I apologize if you were hoping for a different answer, but – barring some superhuman ability to fly, bounce, or summon armies of ultra-plush mattresses to your rescue, that’s just not going to happen. If you are working on a roof, then fall protection – of some kind – is necessary. Now, before you start ranting about how it’s impossible to find acceptable anchorage points on some roofs, let’s take a moment to review what “fall protection” actually is. Is fall protection a harness, lanyard, and anchor point – also known as a personal fall arrest system or PFAS? Yes, it is. But fall protection might also be railings,parapets, travel restriction, warning lines with safety monitors, or even, in some cases, distance.

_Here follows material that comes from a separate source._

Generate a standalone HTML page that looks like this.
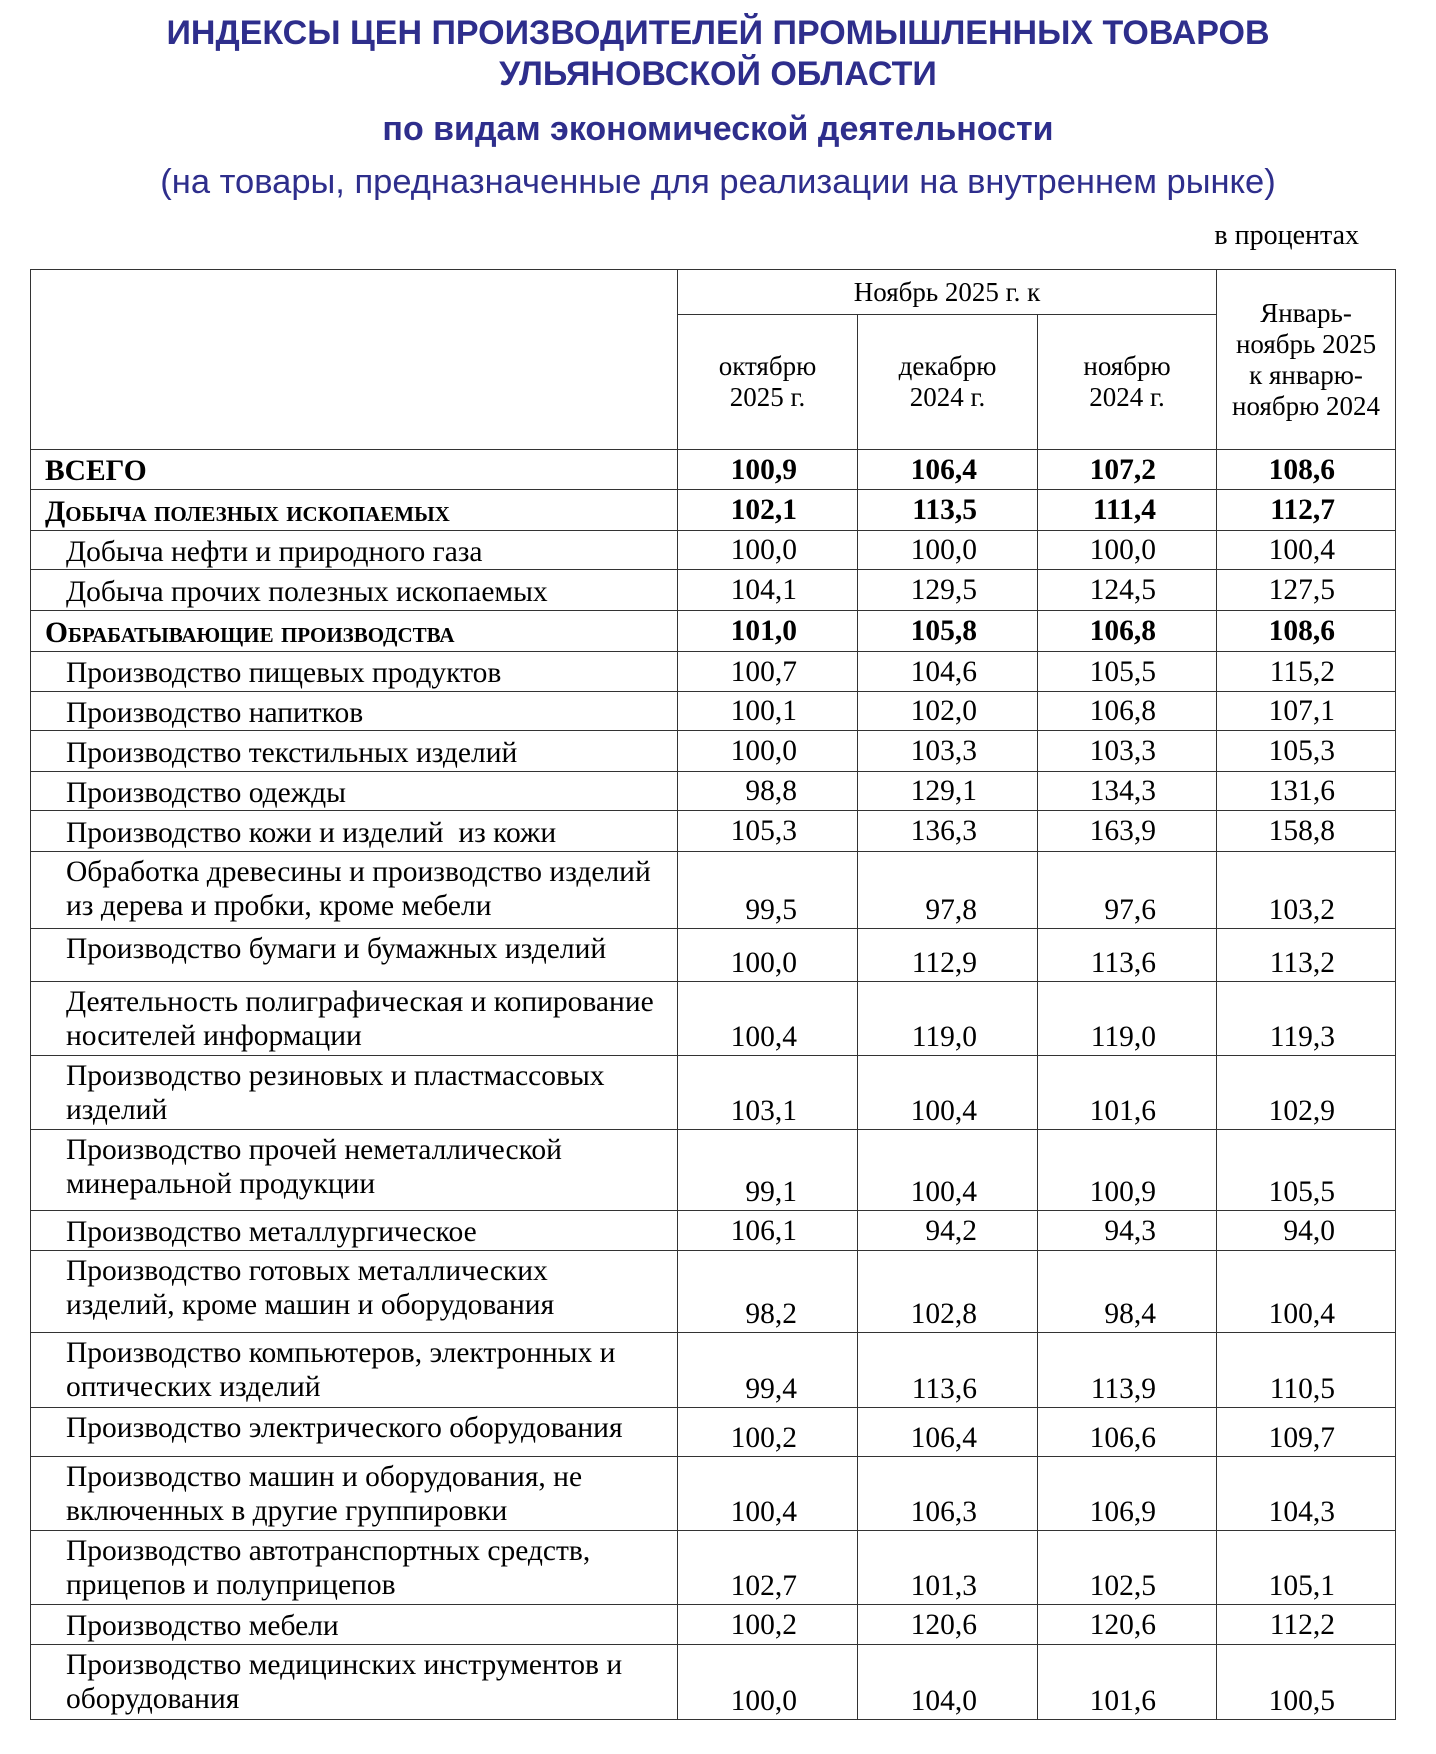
<!DOCTYPE html>
<html><head><meta charset="utf-8">
<style>
body{margin:0;width:1436px;height:1754px;background:#fff;position:relative;font-family:"Liberation Serif","DejaVu Serif",serif;color:#000;}
.t{position:absolute;left:0;width:1436px;text-align:center;color:#2e2e8c;font-family:"Liberation Sans","DejaVu Sans",sans-serif;white-space:nowrap}
table{position:absolute;left:30px;top:269px;border-collapse:collapse;table-layout:fixed;width:1365px}
td{border:1.5px solid #333;font-size:29.5px;line-height:34px;padding:0;vertical-align:top;white-space:nowrap}
td.l{padding:3px 2px 0 35px;white-space:normal}
td.b{padding-left:14px;font-weight:bold}
td.n{text-align:right;padding-right:60px;vertical-align:bottom;padding-bottom:1px}
td.m{vertical-align:middle;padding-bottom:0}
tr.bold td.n{font-weight:bold}
.sc{font-variant:small-caps}
.h{text-align:center;vertical-align:middle;font-size:27px;line-height:31px}
</style></head><body>
<div class="t" style="top:13px;font-size:34px;font-weight:bold;line-height:41px">ИНДЕКСЫ ЦЕН ПРОИЗВОДИТЕЛЕЙ ПРОМЫШЛЕННЫХ ТОВАРОВ<br>УЛЬЯНОВСКОЙ ОБЛАСТИ</div>
<div class="t" style="top:110px;font-size:34px;font-weight:bold">по видам экономической деятельности</div>
<div class="t" style="top:163px;font-size:34.5px">(на товары, предназначенные для реализации на внутреннем рынке)</div>
<div style="position:absolute;right:77px;top:220px;font-size:28px">в процентах</div>
<table>
<colgroup><col style="width:647px"><col style="width:180px"><col style="width:180px"><col style="width:179px"><col style="width:179px"></colgroup>
<tr style="height:45px"><td rowspan="2"></td><td colspan="3" class="h">Ноябрь 2025 г. к</td><td rowspan="2" class="h">Январь-<br>ноябрь 2025<br>к январю-<br>ноябрю 2024</td></tr>
<tr style="height:135px"><td class="h">октябрю<br>2025 г.</td><td class="h">декабрю<br>2024 г.</td><td class="h">ноябрю<br>2024 г.</td></tr>
<tr class="bold" style="height:40px"><td class="l b m">ВСЕГО</td><td class="n m">100,9</td><td class="n m">106,4</td><td class="n m">107,2</td><td class="n m">108,6</td></tr>
<tr class="bold" style="height:41px"><td class="l b m sc">Добыча полезных ископаемых</td><td class="n m">102,1</td><td class="n m">113,5</td><td class="n m">111,4</td><td class="n m">112,7</td></tr>
<tr style="height:39px"><td class="l m">Добыча нефти и природного газа</td><td class="n m">100,0</td><td class="n m">100,0</td><td class="n m">100,0</td><td class="n m">100,4</td></tr>
<tr style="height:41px"><td class="l m">Добыча прочих полезных ископаемых</td><td class="n m">104,1</td><td class="n m">129,5</td><td class="n m">124,5</td><td class="n m">127,5</td></tr>
<tr class="bold" style="height:41px"><td class="l b m sc">Обрабатывающие производства</td><td class="n m">101,0</td><td class="n m">105,8</td><td class="n m">106,8</td><td class="n m">108,6</td></tr>
<tr style="height:40px"><td class="l m">Производство пищевых продуктов</td><td class="n m">100,7</td><td class="n m">104,6</td><td class="n m">105,5</td><td class="n m">115,2</td></tr>
<tr style="height:39px"><td class="l m">Производство напитков</td><td class="n m">100,1</td><td class="n m">102,0</td><td class="n m">106,8</td><td class="n m">107,1</td></tr>
<tr style="height:41px"><td class="l m">Производство текстильных изделий</td><td class="n m">100,0</td><td class="n m">103,3</td><td class="n m">103,3</td><td class="n m">105,3</td></tr>
<tr style="height:39px"><td class="l m">Производство одежды</td><td class="n m">98,8</td><td class="n m">129,1</td><td class="n m">134,3</td><td class="n m">131,6</td></tr>
<tr style="height:41px"><td class="l m">Производство кожи и изделий&nbsp; из кожи</td><td class="n m">105,3</td><td class="n m">136,3</td><td class="n m">163,9</td><td class="n m">158,8</td></tr>
<tr style="height:77px"><td class="l">Обработка древесины и производство изделий<br>из дерева и пробки, кроме мебели</td><td class="n">99,5</td><td class="n">97,8</td><td class="n">97,6</td><td class="n">103,2</td></tr>
<tr style="height:53px"><td class="l">Производство бумаги и бумажных изделий</td><td class="n">100,0</td><td class="n">112,9</td><td class="n">113,6</td><td class="n">113,2</td></tr>
<tr style="height:74px"><td class="l">Деятельность полиграфическая и копирование<br>носителей информации</td><td class="n">100,4</td><td class="n">119,0</td><td class="n">119,0</td><td class="n">119,3</td></tr>
<tr style="height:74px"><td class="l">Производство резиновых и пластмассовых<br>изделий</td><td class="n">103,1</td><td class="n">100,4</td><td class="n">101,6</td><td class="n">102,9</td></tr>
<tr style="height:81px"><td class="l">Производство прочей неметаллической<br>минеральной продукции</td><td class="n">99,1</td><td class="n">100,4</td><td class="n">100,9</td><td class="n">105,5</td></tr>
<tr style="height:40px"><td class="l m">Производство металлургическое</td><td class="n m">106,1</td><td class="n m">94,2</td><td class="n m">94,3</td><td class="n m">94,0</td></tr>
<tr style="height:82px"><td class="l">Производство готовых металлических<br>изделий, кроме машин и оборудования</td><td class="n">98,2</td><td class="n">102,8</td><td class="n">98,4</td><td class="n">100,4</td></tr>
<tr style="height:75px"><td class="l">Производство компьютеров, электронных и<br>оптических изделий</td><td class="n">99,4</td><td class="n">113,6</td><td class="n">113,9</td><td class="n">110,5</td></tr>
<tr style="height:49px"><td class="l">Производство электрического оборудования</td><td class="n">100,2</td><td class="n">106,4</td><td class="n">106,6</td><td class="n">109,7</td></tr>
<tr style="height:74px"><td class="l">Производство машин и оборудования, не<br>включенных в другие группировки</td><td class="n">100,4</td><td class="n">106,3</td><td class="n">106,9</td><td class="n">104,3</td></tr>
<tr style="height:74px"><td class="l">Производство автотранспортных средств,<br>прицепов и полуприцепов</td><td class="n">102,7</td><td class="n">101,3</td><td class="n">102,5</td><td class="n">105,1</td></tr>
<tr style="height:40px"><td class="l m">Производство мебели</td><td class="n m">100,2</td><td class="n m">120,6</td><td class="n m">120,6</td><td class="n m">112,2</td></tr>
<tr style="height:75px"><td class="l">Производство медицинских инструментов и<br>оборудования</td><td class="n">100,0</td><td class="n">104,0</td><td class="n">101,6</td><td class="n">100,5</td></tr>
</table>
</body></html>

I urge you now to come up with a scenario where this is not true. Go ahead, hop on over to Google and search your little heart out for a rooftop task that does not require fall protection. Keep searching. Even the one exemption I know of, isn’t a full exemption: a roofing supply delivery person who is distributing materials on a roof can do so without fall protection, however, they must be protected as they gain access to the roof and if an anchor point is available once up there, they MUST use it ( reference).

Let’s take a moment to think about this. We all know that, according to OSHA, when you’re exposed to a fall greater than 6’ in construction and 4’ in general industry (with a few exceptions), you must be protected from that hazard. This makes it pretty obvious that anybody close to the roof’s edge would need PFAS, rails, or some means of fall protection. We’re probably all in agreement about that.

But what about when we get further away? How far can I be from the roof’s edge before I can stop worrying about fall protection? Is there even an answer to that question?

No, there isn’t.

As far as OSHA is concerned, there is no safe distance from the edge of a roof, so you must be protected. This means that you must have rails, fall arrest systems, or a warning line/safety monitor setup no matter where it is you are working. Keep in mind though, that unless you have a written fall protection plan stating why other means aren’t feasible, the warning line and monitor setup is only available to roofers doing roofing work. Your mechanical companies doing HVAC maintenance, your solar company, and anybody else that would need to perform work up there would not be able to choose this option.

Luckily, OSHA recognizes the fact that somebody who is working in the center of a large roof with no reason to leave that work area has very little actual exposure to a roof-edge fall. Therefore, if you are working on a roof and have a warning line set up more than 15 feet away from the edge, then OSHA would issue you a de minimus violation (in other words, you may receive the violation for notification purposes but there would be no fine attached). Still, you must have that warning line up so that your employees know they should not be wandering away from that work area. If they do, it could put them in harm’s way and it could make your company vulnerable to citations and penalties.

The point is this: roofing fall protection requirements can be complicated, which often causes people to make mistakes when determining what is necessary. The bottom line is that something is necessary. The worst mistake you could make would be to do nothing at all. If you find yourself working on a roof with no warning line, no monitor, no fall arrest system, no rails, and no nets, you should not be working up there.

Period.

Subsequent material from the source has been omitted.